Gmail users in the U.S can continue call phones in North America and Canada for free after the new year, Google said in a blog post on Monday.
When Google announced the ability to make phone calls from Gmail in August its plan was to offer free calls to the U.S. and Canada until the end of this year. But now users will be able to make free calls to those destinations for all of 2011, Google said. Calls to other countries will continue to carry a charge.
The most likely reason for the extension is that Google hasn't been able to attract as many users as it had hoped back in August, according to Rosalind Craven, senior research analyst at IDC.
Google can afford to offer free calls to fixed and mobile phones in an effort to attract more users because it isn't as dependent on making money from the calls as Skype, Craven said. If Google one day decides to start charging, usage will inevitably go down, and its continued popularity will be decided by factors like quality, ease-of-use and how well integrated it has become in the way people communicate, she said.
Offering the ability to make phone calls from large Web services like Gmail is starting to chip away at operator revenue, according to Ben Wood, director of research at CCS Insight.

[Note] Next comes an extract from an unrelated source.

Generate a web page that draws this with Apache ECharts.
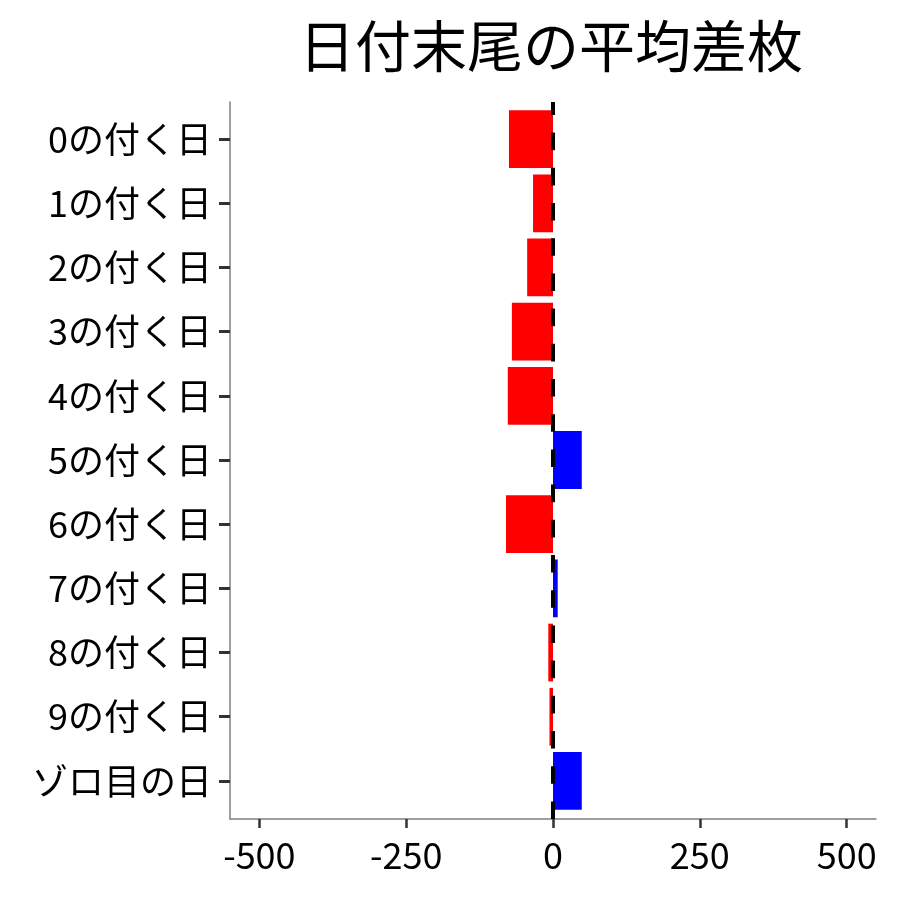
<!DOCTYPE html>
<html>
<head>
<meta charset="utf-8">
<script src="https://cdn.jsdelivr.net/npm/echarts@6/dist/echarts.min.js"></script>
<style>
html,body{margin:0;padding:0;background:#fff;}
#chart{width:900px;height:900px;}
</style>
</head>
<body>
<div id="chart"></div>
<script>
const titleText = '日付末尾の平均差枚';
const categories = ['0の付く日','1の付く日','2の付く日','3の付く日','4の付く日','5の付く日','6の付く日','7の付く日','8の付く日','9の付く日','ゾロ目の日'];
const values = [-75, -34, -44, -70, -77, 49, -80, 8, -8, -6, 49];
const xTicks = [-500, -250, 0, 250, 500];
const xMin = -550, xMax = 550;
const refLine = 0;

const FONT = '"Noto Sans CJK JP", "Noto Sans", sans-serif';
const chart = echarts.init(document.getElementById('chart'), null, {renderer: 'canvas'});

chart.setOption({
  backgroundColor: '#ffffff',
  animation: false,
  title: {
    text: titleText,
    left: 546,
    textAlign: 'center',
    top: 13,
    textStyle: {fontFamily: FONT, fontSize: 56, fontWeight: 'normal', color: '#000'}
  },
  grid: [
    {left: 230, right: 24, top: 102, bottom: 81},
    {left: 230, right: 24, top: 107, bottom: 87}
  ],
  xAxis: [
    {
      type: 'value', gridIndex: 0, min: xMin, max: xMax,
      axisLine: {show: true, onZero: false, lineStyle: {color: '#7f7f7f', width: 1.5}},
      axisTick: {show: true, length: 9, customValues: xTicks, lineStyle: {color: '#333', width: 2.5}},
      axisLabel: {show: true, customValues: xTicks, margin: 18, fontFamily: FONT, fontSize: 36, color: '#000'},
      splitLine: {show: false}
    },
    {
      type: 'value', gridIndex: 1, min: xMin, max: xMax, show: false,
      splitLine: {show: false}
    }
  ],
  yAxis: [
    {
      type: 'value', gridIndex: 0, min: 0, max: 1,
      axisLine: {show: true, onZero: false, lineStyle: {color: '#7f7f7f', width: 1.5}},
      axisTick: {show: false}, axisLabel: {show: false}, splitLine: {show: false}
    },
    {
      type: 'category', gridIndex: 1, data: categories, inverse: true,
      axisLine: {show: false, onZero: false},
      axisTick: {show: true, alignWithLabel: true, length: 11, lineStyle: {color: '#333', width: 3}},
      axisLabel: {margin: 18, fontFamily: FONT, fontSize: 36, color: '#000'},
      splitLine: {show: false}
    }
  ],
  series: [
    {
      type: 'bar', xAxisIndex: 1, yAxisIndex: 1,
      barCategoryGap: '10%',
      data: values.map(v => ({value: v, itemStyle: {color: v < 0 ? '#ff0000' : '#0000ff'}})),
      z: 2
    },
    {
      type: 'line', xAxisIndex: 0, yAxisIndex: 0, data: [], z: 5,
      markLine: {
        silent: true, symbol: 'none', label: {show: false},
        lineStyle: {color: '#000', width: 4, type: [17.6, 17.6]},
        data: [{xAxis: refLine}]
      }
    }
  ]
});
</script>
</body>
</html>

The voice services Google is offering now are only the beginning: network operators should start to get really nervous when Google introduces an easy-to-use service that is tightly integrated with its Android smartphone and tablet operating system, Wood said. There is already anecdotal evidence that business travellers are using Skype on their smartphones to make phone calls while abroad, threatening operators' still-lucrative roaming business, Wood said.
Calling from Gmail is only available to users based in the U.S., and Google has not said when Gmail users in other parts of the world will have access to the service, a spokeswoman at Google said.